China on Friday adopted a regulation requiring the nation’s 500 million internet users to register their real names, the latest move from the ruling Communist Party to control online activity.
Real—name registration will curtail the Web’s status as a freewheeling forum to complain, often anonymously, about corruption and official abuses. The country’s legislature approved the Internet measures at a closing meeting of a five-day session.
The measure would require network service providers to ask users to provide their real names and other identifying information to allow users to post information publicly or when signing agreements for access to the Internet, fixed telephone lines or mobile phones, Xinhua said.
Beijing promotes Internet use for business and education but bans material deemed subversive or obscene and blocks access to many websites.
The main ruling party newspaper, People’s Daily, has called in recent weeks for tighter Internet controls, saying rumours spread online have harmed the public. In one case, it said stories about a chemical plant explosion resulted in the deaths of four people in a car accident as they fled the area.

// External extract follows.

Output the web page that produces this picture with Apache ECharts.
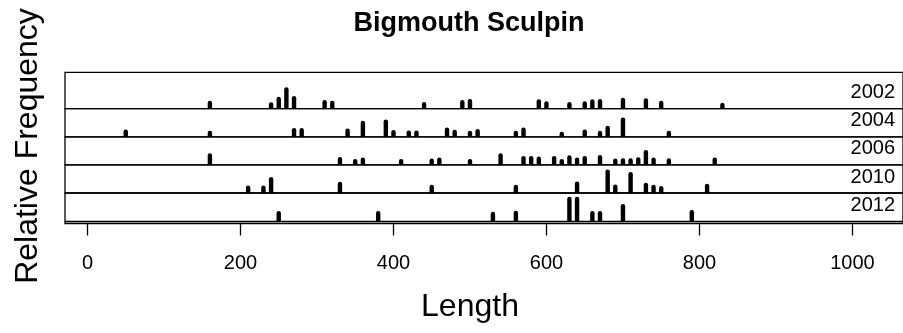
<!DOCTYPE html>
<html>
<head>
<meta charset="utf-8">
<script src="https://cdn.jsdelivr.net/npm/echarts@6/dist/echarts.min.js"></script>
<style>html,body{margin:0;padding:0;background:#fff}#c{width:903px;height:333px}</style>
</head>
<body>
<div id="c"></div>
<script>
// ---- data ----
const years = ['2002', '2004', '2006', '2010', '2012'];
const tickLabels = [0, 200, 400, 600, 800, 1000];

const len2002 = [160, 240, 250, 260, 270, 310, 320, 440, 490, 500, 590, 600, 630, 650, 660, 670, 700, 730, 750, 830];
const freq2002 = [8, 6.4, 12, 21.4, 12.7, 8.7, 8, 6.7, 8.7, 9.7, 9.4, 7.4, 6.7, 7.4, 9.4, 9.7, 11, 10.4, 8, 6];

const len2004 = [50, 160, 270, 280, 340, 360, 390, 400, 420, 430, 470, 480, 500, 510, 560, 570, 620, 650, 670, 680, 700, 760];
const freq2004 = [7.3, 6, 8.7, 8.7, 8.4, 16, 17.4, 6.7, 6.4, 6.4, 9.4, 7, 6, 7.7, 6, 9.4, 5, 7.4, 6, 11, 19.4, 6];

const len2006 = [160, 330, 350, 360, 410, 450, 460, 500, 540, 570, 580, 590, 610, 620, 630, 640, 650, 670, 690, 700, 710, 720, 730, 740, 760, 820];
const freq2006 = [11.7, 8, 6, 7.4, 6, 6.4, 7.4, 6, 11.7, 9, 9, 8.4, 9, 6, 9.7, 7.4, 9, 10, 6.4, 6.7, 6.7, 7.7, 15, 7.4, 6.7, 7.4];

const len2010 = [210, 230, 240, 330, 450, 560, 640, 680, 690, 710, 730, 740, 750, 810];
const freq2010 = [7.6, 7.6, 16, 11.3, 8.3, 8.3, 11.6, 23.6, 8.6, 21, 10.3, 8.3, 7, 9.3];

const len2012 = [250, 380, 530, 560, 630, 640, 660, 670, 700, 790];
const freq2012 = [10, 10, 9.3, 10.3, 24.3, 24.3, 10, 10, 17, 11];

const lengths = [len2002, len2004, len2006, len2010, len2012];
const freqs = [freq2002, freq2004, freq2006, freq2010, freq2012];

// ---- layout ----
const FONT = 'Liberation Sans, Arial, sans-serif';
const X_MIN = -29.43, X_MAX = 1066.1;
const gridLeft = 65, gridWidth = 845;
const panelTops = [72.3, 108.7, 136.8, 164.9, 193.0];
const panelHeights = [36.4, 28.1, 28.1, 28.1, 30.5];
const yMins = [0, 0, 0, 0, -2.4];
const yMaxs = [36.4, 28.1, 28.1, 28.1, 28.1];

const grids = [], xAxes = [], yAxes = [], series = [], graphics = [];
years.forEach((yr, i) => {
  grids.push({
    left: gridLeft, width: gridWidth, top: panelTops[i], height: panelHeights[i],
    show: true, borderColor: '#000', borderWidth: 1.3, backgroundColor: 'transparent'
  });
  const last = i === years.length - 1;
  xAxes.push({
    type: 'value', gridIndex: i, min: X_MIN, max: X_MAX,
    axisLine: { show: false, onZero: false },
    splitLine: { show: false },
    axisTick: last ? { show: true, length: 12, inside: false, customValues: tickLabels, lineStyle: { color: '#000', width: 1.3 } } : { show: false },
    axisLabel: last ? { show: true, customValues: tickLabels, margin: 30, fontSize: 20, color: '#000', fontFamily: FONT, formatter: v => String(v) } : { show: false }
  });
  yAxes.push({ type: 'value', gridIndex: i, min: yMins[i], max: yMaxs[i], show: false });
  const s = {
    type: 'custom', xAxisIndex: i, yAxisIndex: i,
    data: lengths[i].map((v, k) => [v, freqs[i][k]]),
    renderItem: (params, api) => {
      const x = api.value(0), h = api.value(1);
      const p0 = api.coord([x, 0]), p1 = api.coord([x, h]);
      const w = 4.4;
      return {
        type: 'rect',
        shape: { x: p0[0] - w / 2, y: p1[1], width: w, height: p0[1] - p1[1], r: [2.2, 2.2, 0, 0] },
        style: { fill: '#000' }
      };
    },
    animation: false, silent: true
  };
  if (yMins[i] < 0) {
    s.markLine = {
      silent: true, symbol: ['none', 'none'], label: { show: false }, animation: false,
      lineStyle: { color: '#000', type: 'solid', width: 1.3 },
      data: [{ yAxis: 0 }]
    };
  }
  series.push(s);
  graphics.push({
    type: 'text', right: 8, top: panelTops[i] + panelHeights[i] - (yMins[i] < 0 ? 2.4 : 0) - 26,
    style: { text: yr, font: '20px ' + FONT, fill: '#000' }
  });
});

graphics.push({
  type: 'text', x: 469, y: 24,
  style: { text: 'Bigmouth Sculpin', font: 'bold 27px ' + FONT, fill: '#000', align: 'center', verticalAlign: 'middle' }
});
graphics.push({
  type: 'text', x: 470, y: 307,
  style: { text: 'Length', font: '32px ' + FONT, fill: '#000', align: 'center', verticalAlign: 'middle' }
});
graphics.push({
  type: 'text', x: 28, y: 146, rotation: Math.PI / 2,
  style: { text: 'Relative Frequency', font: '32px ' + FONT, fill: '#000', align: 'center', verticalAlign: 'middle' }
});

const chart = echarts.init(document.getElementById('c'), null, { renderer: 'canvas' });
chart.setOption({
  animation: false,
  backgroundColor: '#fff',
  grid: grids, xAxis: xAxes, yAxis: yAxes, series: series, graphic: graphics
});
</script>
</body>
</html>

Until recently, Web surfers could post comments online or on microblog services without leaving their names, giving ordinary Chinese a unique opportunity to express themselves to a public audience in a society where newspapers, television and other media are state-controlled.
But the government says the latest regulation is aimed at protecting Web surfers’ personal information and cracking down on abuses such as junk email.
The measure will “ensure Internet information security, safeguard the lawful rights and interests of citizens, legal entities or other organizations and safeguard national security and social public interests,” the regulation stated.
China’s estimated number of internet users has mushroomed to more than 500 million, or about 40 per cent of the population.